When 2021 eventually arrives and we’re able to look back on this year in its entirety, I believe we’ll discover something interesting: that rates of business creation didn’t actually suffer much due to the broad repercussions of the COVID-19 pandemic that’s currently keeping us isolated.
It’s certainly true that many businesses have been left unable to operate and plenty of others have struggled to get used to working remotely. It’s also true that people’s priorities and investment capabilities have shifted somewhat: economies are contracting, recessions are inevitable, and those with wealth might not want to risk it with the future so unclear.
Even so, counterbalancing this is the determination of those fired, furloughed or simply bored at home to go into business for themselves. When in doubt, bet on yourself, and it’s a reasonable move despite the tough conditions because existing businesses are struggling and people are looking for new products and services.
Startups can do very well this year — but only if they do all the right things. In this post, we’re going to list a few things that every startup needs to be successful in 2020. Let’s begin:
The flexibility to operate remotely
We simply don’t know when lock down measures across the world are going to be fully lifted.

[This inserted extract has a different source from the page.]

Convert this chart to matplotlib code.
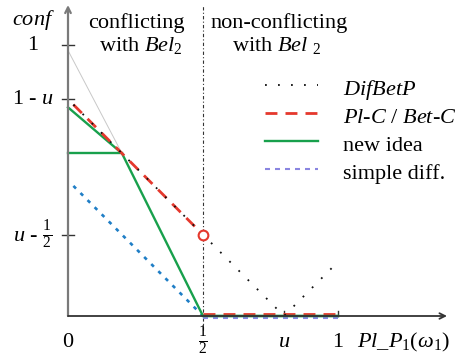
import matplotlib
matplotlib.use("Agg")
import matplotlib.pyplot as plt

plt.rcParams['font.family'] = ['Liberation Serif', 'DejaVu Serif']
plt.rcParams['mathtext.fontset'] = 'custom'
plt.rcParams['mathtext.rm'] = 'Liberation Serif'
plt.rcParams['mathtext.it'] = 'Liberation Serif:italic'
plt.rcParams['mathtext.bf'] = 'Liberation Serif:bold'

# ---- data ----
u = 0.8
xtick_vals = [0, 0.5, u, 1]
xtick_labels = ['0', r'$\frac{1}{2}$', r'$u$', '1']
ytick_vals = [1.0, 0.8, 0.3]
ytick_labels = ['1', r'1 - $u$', r'$u$ - $\frac{1}{2}$']

difbetp_x = [0.02, 0.5, 0.8, 0.98]
difbetp_y = [0.78, 0.3, 0.0, 0.18]
plc_x = [0.02, 0.5]
plc_y = [0.78, 0.3]
plc_flat_x = [0.5, 1.0]
plc_flat_y = [0.006, 0.006]
new_x = [0.0, 0.2, 0.5, 1.0]
new_y = [0.77, 0.6, 0.0, 0.0]
new_lower_x = [0.0, 0.2]
new_lower_y = [0.6, 0.6]
gray_x = [0.0, 0.2]
gray_y = [0.98, 0.6]
blue_x = [0.02, 0.5]
blue_y = [0.48, 0.0]
simple_x = [0.5, 1.0]
simple_y = [-0.006, -0.006]
circle_x = [0.5]
circle_y = [0.3]

legend_labels = [r'$DifBetP$', r'$Pl$-$C$ / $Bet$-$C$', 'new idea', 'simple diff.']

RED = '#e5382d'
GREEN = '#18a04c'
BLUE = '#1f7ec6'
PURPLE = '#8a86e0'

W, H = 463, 362
fig = plt.figure(figsize=(W / 100, H / 100), dpi=100)
ax = fig.add_axes([0, 0, 1, 1])
ax.set_axis_off()
# pixel mapping: x=0 -> 68px, x=1 -> 338px ; y=0 -> 316px, y=1 -> 45px
sx, sy = 270.0, 271.0
ax.set_xlim(-68 / sx, (W - 68) / sx)
ax.set_ylim(-(H - 316) / sy, 316 / sy)

def px(v):
    return v / sx

def py(v):
    return v / sy

# axes
ax.annotate('', xy=(0, 311 / sy), xytext=(0, 0),
            arrowprops=dict(arrowstyle='->', color='#7a7a7a', lw=1.6, shrinkA=0, shrinkB=0))
ax.annotate('', xy=((447 - 68) / sx, 0), xytext=(0, 0),
            arrowprops=dict(arrowstyle='->', color='#333333', lw=1.3, shrinkA=0, shrinkB=0))

# y ticks
for v, lab in zip(ytick_vals, ytick_labels):
    ax.plot([-px(6), px(6)], [v, v], color='#333333', lw=1.0)
    ax.text(-px(35), v, lab, ha='center', va='center', fontsize=16)
ax.text(-px(35), 1.0 + py(72) / 1.0 - py(47), r'$conf$', ha='center', va='center', fontsize=16)

# x ticks
for v in xtick_vals[2:]:
    ax.plot([v, v], [0, py(5)], color='#333333', lw=1.0)
for v, lab in zip(xtick_vals, xtick_labels):
    if v == 0.5:
        ax.text(v, -py(25), lab, ha='center', va='center', fontsize=16)
    else:
        ax.text(v, -py(31), lab, ha='center', va='baseline', fontsize=16)
ax.text(px(357 - 68), -py(31), r'$Pl\_P_1(\omega_1)$', ha='left', va='baseline', fontsize=16)

# vertical divider
ax.plot([0.5, 0.5], [-py(14), py(311)], color='#333333', lw=0.8,
        linestyle=(0, (3, 2, 1, 2)))

# region labels
ax.text(px(136 - 68), py(316 - 28), 'conflicting', ha='center', va='baseline', fontsize=16)
ax.text(px(141 - 68), py(316 - 51), r'with $Bel_2$', ha='center', va='baseline', fontsize=16)
ax.text(px(279 - 68), py(316 - 28), 'non-conflicting', ha='center', va='baseline', fontsize=16)
ax.text(px(277 - 68), py(316 - 51), r'with $Bel\ _2$', ha='center', va='baseline', fontsize=16)

# lines
ax.plot(gray_x, gray_y, color='#c8c8c8', lw=0.7)
ax.plot(blue_x, blue_y, color=BLUE, lw=1.9, dashes=(1.4, 2.4))
ax.plot(new_x, new_y, color=GREEN, lw=1.7)
ax.plot(new_lower_x, new_lower_y, color=GREEN, lw=1.7)
ax.plot(plc_x, plc_y, color=RED, lw=2.0, dashes=(4.3, 2.9))
ax.plot(plc_flat_x, plc_flat_y, color=RED, lw=2.0, dashes=(4.3, 2.9))
ax.plot(simple_x, simple_y, color=PURPLE, lw=1.5, dashes=(2.4, 2.4))
ax.plot(new_x[2:], new_y[2:], color=GREEN, lw=1.7)
ax.plot(difbetp_x, difbetp_y, color='#111111', lw=1.3, dashes=(1, 6.2))
ax.plot(circle_x, circle_y, 'o', mfc='white', mec=RED, ms=7, mew=1.5)

# legend (manual)
rows = [85, 113, 141, 169]
styles = [dict(color='#111111', lw=1.3, dashes=(1, 6.2)),
          dict(color=RED, lw=2.0, dashes=(4.3, 2.9)),
          dict(color=GREEN, lw=1.7),
          dict(color=PURPLE, lw=1.5, dashes=(2.4, 2.4))]
for r, st, lab in zip(rows, styles, legend_labels):
    yy = py(316 - r)
    ax.plot([px(265 - 68), px(318 - 68)], [yy, yy], **st)
    ax.text(px(343 - 68), py(316 - r - 10), lab, ha='left', va='baseline', fontsize=16)

fig.savefig('out.png', dpi=100)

It might be many months before that happens: it’s even plausible that some restrictions will remain in place indefinitely due to COVID-19 lingering. Because of this, it’s difficult to view the standard office model as particularly reliable.
Startups need to be able to operate remotely, even after they’re told they can use offices again. Not only is there no guarantee that there won’t be a resurgence in infections (and a resulting resumption of lock down), but it’s also very likely that prospective employees and clients alike will want the option of working remotely most (or all) of the time.
In truth, almost every type of business can now find some way to work remotely. E-commerce businesses don’t need their own warehouses: they can use third-party fulfilment through selling models like drop shipping or services like FBA. Modern manufacturing companies need their production facilities, but they use heavy automation with skeleton crews for maintenance, allowing designers to work mostly from afar.
The modern, digital world is built for the remote worker, as many of us doing our day-jobs from the comfort of our bedrooms are slowly realising. Project management tools have made keeping an eye on your team a digital process. Freelancers have long been able to manage their entire livelihood from a single laptop with everything from free portfolio websites to invoice templates available to help them acquire work and ensure they get paid for it respectively. These tools have lifted the need for physical office spaces and the litany of machinery and paperwork that goes with it (and holds it back).
Remote working must be a regular option. For solo operations, or for given employees of a larger business, this also means having a suitable home office environment. Bad home offices — often stemming from the wrong homes — can really damage productivity, so having the right property is essential.
A straightforward brand identity
There are so many startups on the market fighting over the same audiences that it’s hard for them to stand out — and in the internet age, product margins have been optimised so heavily (through efficient production, warehousing and marketing) that offering the lowest prices isn’t often a viable way of getting ahead.
This is why every startup needs a clear brand identity: something consistently positive that potential customers can notice and remember. You also need to consider that the proliferation of online businesses makes it trivial for shoppers to compare and contrast them, allowing them to carefully select the companies they want to support. The companies that deserve their trade.
A good startup in 2020 must show personality, have a clear set of values, and generally deserve customers more than its rivals. Sustainability is one thing that’s very important: if a startup can focus heavily on working in a sustainable way, many people will be more eager to support it.
Substantial investment in SEO
Now that almost every business is operating remotely, it’s more important than ever that a business can be found in organic search. Google’s place at the heart of the business world has reached a new peak of size and stability: when you want to find a new product or service, don’t you turn to Google as the first step (or one of the first steps, at least)?
Unable to turn to grand ribbon-cutting ceremonies at office complexes with a lot of foot-traffic, startups that don’t invest in being found through search won’t be found — and if they don’t appear prominently in Google, they might as well not exist for most people. Even good PPC work won’t save them.
SEO work takes time to pay off, so it needs to be a priority out of the gate. Polishing their websites, engaging in content marketing, hitting the right keywords, building links… it all adds up over the months and years. Combine it with the other elements we’ve looked at here (along with a solid central business idea, obviously) and you have a recipe for success.
The name of the game when it comes to startups is innovation. These may feel like contrived or obvious steps to more in-the-know entrepreneurs, but they are key to startup success for the remainder of 2020. Consider how remote working, a different take on branding and basic SEO can have an immediate impact on your business.